Blowing Silence Down are going all out and continue to keep the listener’s ears on their little sonically receptive toes. ‘Don’t Go’ breaks the pace and aggression with a lamenting, emotional ballad before, droning, classic Punk-toned bass slowly ebbs in a track landing on its feet within rhythmic yet melodic Grunge paired with contemporary Alternative Rock; all with those guitar shining once more. ‘What You’ve Become’ is an album highlight absolutely and unambiguously.
This already becoming a mammoth-sized review but I feel this album deserves no less, especially in regard to the respect it warrants. It has its questionable moments and owns them and it has its cliche moments and re-invents them. ‘Hurricane’ is very much another staple to their sound as a more rounded Alt. Rock stylistic really does see the band more than at home. If Black Stone Cherry were more inclined to the darker angst enveloped side of Hard Rock or had spent more time listening to In Utero then they may well have churned out the likes of ‘This is How It Ends’

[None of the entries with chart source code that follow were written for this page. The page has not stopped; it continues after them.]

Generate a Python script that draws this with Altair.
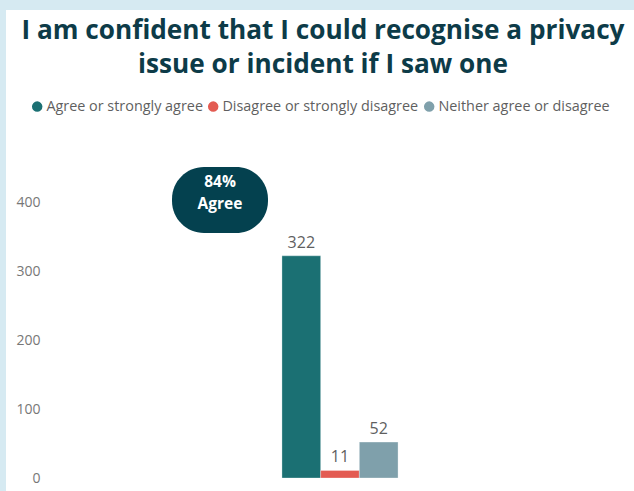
import altair as alt
import pandas as pd

categories = ["Agree or strongly agree", "Disagree or strongly disagree", "Neither agree or disagree"]
counts = [322, 11, 52]
colors = ["#1b7073", "#e35b52", "#7fa0ab"]
y_ticks = [0, 100, 200, 300, 400]
title_lines = ["I am confident that I could recognise a privacy", "issue or incident if I saw one"]

pct = round(100 * counts[0] / sum(counts))
bubble_lines = [f"{pct}%", "Agree"]

df = pd.DataFrame({"group": ["All"] * 3, "category": categories, "count": counts})

W, H = 588, 345
FONT = "Segoe UI, Open Sans"

x_enc = alt.X("group:N", axis=None, scale=alt.Scale(paddingInner=0.508, paddingOuter=1))
xo_enc = alt.XOffset("category:N", sort=categories, scale=alt.Scale(paddingInner=0, paddingOuter=0))
y_enc = alt.Y("count:Q", axis=alt.Axis(values=y_ticks, title=None, grid=False, domain=False,
                                        ticks=False, labelPadding=6, labelColor="#777777",
                                        labelFontSize=14, labelFont=FONT),
              scale=alt.Scale(domain=[0, 500], nice=False))

bars = alt.Chart(df).mark_bar(stroke="white", strokeWidth=0.5, strokeOpacity=0.6).encode(
    x=x_enc,
    xOffset=xo_enc,
    y=y_enc,
    color=alt.Color("category:N", sort=categories,
                    scale=alt.Scale(domain=categories, range=colors),
                    legend=alt.Legend(orient="none", legendX=-16, legendY=-34, direction="horizontal",
                                      title=None, symbolType="circle", symbolSize=144,
                                      labelFontSize=14.4, labelColor="#5f5f5f", labelLimit=400,
                                      labelFont=FONT, columnPadding=1,
                                      symbolOffset=0, labelOffset=2)),
)

labels = alt.Chart(df).mark_text(dy=-8, fontSize=16, color="#5f5f5f", font=FONT,
                                 baseline="alphabetic").encode(
    x=x_enc, xOffset=xo_enc, y="count:Q", text="count:Q"
)

# decorative frame strips (light blue border around the card)
top_strip = alt.Chart().mark_rect(color="#d6eaf2").encode(
    x=alt.value(-46), x2=alt.value(W), y=alt.value(-133), y2=alt.value(-123))
left_strip = alt.Chart().mark_rect(color="#d6eaf2").encode(
    x=alt.value(-46), x2=alt.value(-40), y=alt.value(-133), y2=alt.value(H + 13))

bubble = alt.Chart().mark_rect(color="#04414f", cornerRadius=32).encode(
    x=alt.value(126), x2=alt.value(222), y=alt.value(34), y2=alt.value(100))
bubble_text = alt.Chart().mark_text(color="white", fontWeight="bold", fontSize=15.5,
                                    font=FONT, lineHeight=22,
                                    baseline="middle").encode(
    x=alt.value(174), y=alt.value(49), text=alt.value(bubble_lines))

chart = alt.layer(top_strip, left_strip, bars, labels, bubble, bubble_text).properties(
    width=W, height=H,
    autosize=alt.AutoSizeParams(type="none"),
    padding={"left": 46, "top": 133, "right": 0, "bottom": 13},
    background="white",
    title=alt.TitleParams(title_lines, anchor="middle", frame="group", dx=-17, offset=-78,
                          fontSize=26.2, font=FONT, fontWeight="bold", color="#0d3b48",
                          lineHeight=34),
).configure_view(stroke=None)

chart.save("out.html", embed_options={"renderer": "svg", "actions": False})
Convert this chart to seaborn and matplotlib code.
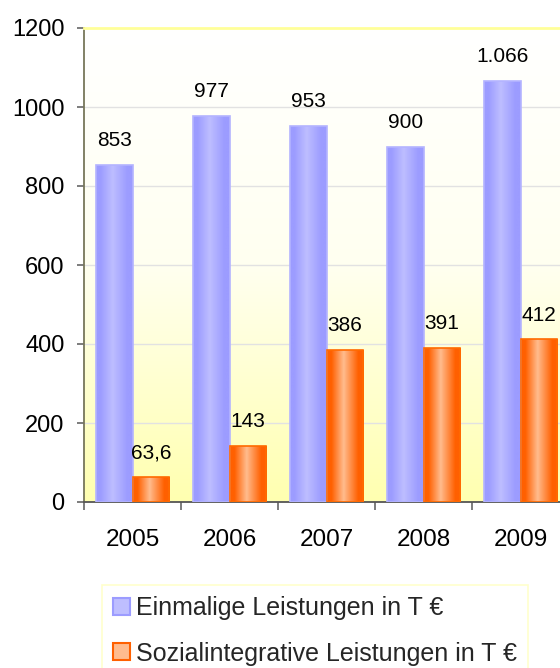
import numpy as np
import pandas as pd
import matplotlib
matplotlib.use("Agg")
import matplotlib.pyplot as plt
import matplotlib.colors as mcolors
from matplotlib.patches import Rectangle
import seaborn as sns

# data
years = ["2005", "2006", "2007", "2008", "2009"]
einmalig = [853, 977, 953, 900, 1066]
sozial = [63.6, 143, 386, 391, 412]
einmalig_labels = ["853", "977", "953", "900", "1.066"]
sozial_labels = ["63,6", "143", "386", "391", "412"]
series = ["Einmalige Leistungen in T €", "Sozialintegrative Leistungen in T €"]

df = pd.DataFrame({
    "Jahr": years * 2,
    "Wert": einmalig + sozial,
    "Serie": [series[0]] * len(years) + [series[1]] * len(years),
})

sns.set_theme(style="white")
plt.rcParams["font.family"] = ["Liberation Sans", "DejaVu Sans"]

blue_edge, blue_mid = "#9c9cff", "#bebeff"
orange_edge, orange_mid = "#ff6000", "#ffbc8e"

fig = plt.figure(figsize=(5.6, 6.68), dpi=100)
ax = fig.add_axes([84 / 560, 166 / 668, 485 / 560, 474 / 668])

sns.barplot(data=df, x="Jahr", y="Wert", hue="Serie", order=years, hue_order=series,
            palette=[blue_edge, orange_edge], width=0.76, gap=0, ax=ax, zorder=3)
ax.get_legend().remove()

ax.set_xlim(-0.5, 4.5)
ax.set_ylim(0, 1200)

# background gradient (white top -> pale yellow bottom)
bg = np.linspace(0, 1, 256)[:, None]
bg_cmap = mcolors.LinearSegmentedColormap.from_list("bg", ["#ffffff", "#fffff0", "#ffffb0"])
ax.imshow(bg, cmap=bg_cmap, extent=[0, 1, 0, 1], transform=ax.transAxes,
          aspect="auto", zorder=0, interpolation="bilinear")

# horizontal gradients inside the bars
def bar_cmap(edge, mid):
    return mcolors.LinearSegmentedColormap.from_list(
        "b", [(0, edge), (0.12, edge), (0.45, mid), (0.85, edge), (1, edge)])

grad = np.linspace(0, 1, 128)[None, :]
n = len(years)
for i, patch in enumerate(ax.patches[:2 * n]):
    if i < n:
        cmap, ec = bar_cmap(blue_edge, blue_mid), "#b4b4ff"
    else:
        cmap, ec = bar_cmap(orange_edge, orange_mid), "#ff6a00"
    x0, w, h = patch.get_x(), patch.get_width(), patch.get_height()
    im = ax.imshow(grad, cmap=cmap, extent=[x0, x0 + w, 0, h], aspect="auto",
                   zorder=2.9, interpolation="bilinear")
    im.set_clip_path(patch)
    patch.set_facecolor("none")
    patch.set_edgecolor(ec)
    patch.set_linewidth(1.2)

ax.set_xlim(-0.5, 4.5)
ax.set_ylim(0, 1200)

# value labels
for i in range(n):
    blue_bar = ax.patches[i]
    org_bar = ax.patches[n + i]
    ax.annotate(einmalig_labels[i], (blue_bar.get_x() + blue_bar.get_width() / 2, einmalig[i]),
                xytext=(0, 13.5), textcoords="offset points", ha="center", va="baseline",
                fontsize=15, color="black", zorder=5)
    ax.annotate(sozial_labels[i], (org_bar.get_x() + org_bar.get_width() / 2, sozial[i]),
                xytext=(0, 13.5), textcoords="offset points", ha="center", va="baseline",
                fontsize=15, color="black", zorder=5)

# grid, spines, ticks
ax.set_yticks(range(0, 1201, 200))
for y in range(200, 1200, 200):
    ax.axhline(y, color="#e2e2e2", lw=1, zorder=1)
ax.spines["top"].set_color("#ffff99")
ax.spines["top"].set_linewidth(2)
ax.spines["left"].set_color("#77775a")
ax.spines["left"].set_linewidth(1.3)
ax.spines["bottom"].set_color("#555555")
ax.spines["bottom"].set_linewidth(1.3)
ax.spines["right"].set_visible(False)

ax.tick_params(axis="y", which="major", left=True, length=5, width=1.2, color="#666666",
               direction="out", pad=9, labelsize=17, labelcolor="black")
ax.tick_params(axis="x", which="major", length=0, pad=19.5, labelsize=17.5, labelcolor="black")
ax.set_xticks([i - 0.5 for i in range(n + 1)], minor=True)
ax.tick_params(axis="x", which="minor", bottom=True, length=6, width=1.2,
               color="#666666", direction="out")
ax.set_xlabel("")
ax.set_ylabel("")

# legend below the plot
handles = [Rectangle((0, 0), 1, 1, facecolor=blue_mid, edgecolor=blue_edge, lw=1.5),
           Rectangle((0, 0), 1, 1, facecolor=orange_mid, edgecolor=orange_edge, lw=1.5)]
leg = fig.legend(handles, series, loc="upper left", bbox_to_anchor=(102 / 560, 1 - 585 / 668),
                 frameon=True, fancybox=False, fontsize=18, handlelength=0.65,
                 handleheight=0.65, handletextpad=0.25, labelspacing=0.85,
                 borderpad=0.45, borderaxespad=0)
leg.get_frame().set_edgecolor("#ffffc0")
leg.get_frame().set_facecolor("white")
leg.get_frame().set_linewidth(1.2)

fig.savefig("out.png", dpi=100)
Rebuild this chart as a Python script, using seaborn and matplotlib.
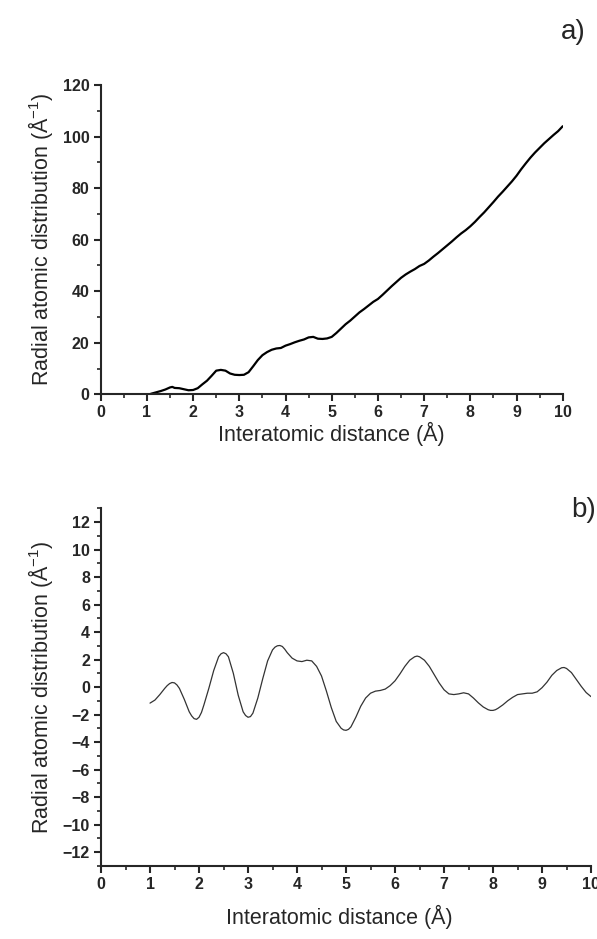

Closing with ‘So Hard To Let You Go’ and ‘Cold Winter Of My Soul’, Blowing Silence Down now know that they have had your attention for better or for worse and now wish to slowly release you. Both tracks respectively move from dulcet Soft-Rock building intricate layers to accompany the by-now intrinsic emotive vocal-style onward to an eventual cathartic end, where classic Alt. Rock (‘So Hard To Let You Go’) and sharp, focussed and rage-inclinded Alt. Metal (‘Cold Winter Of My Soul (Snow)’) end this gargantuan and ambitious release.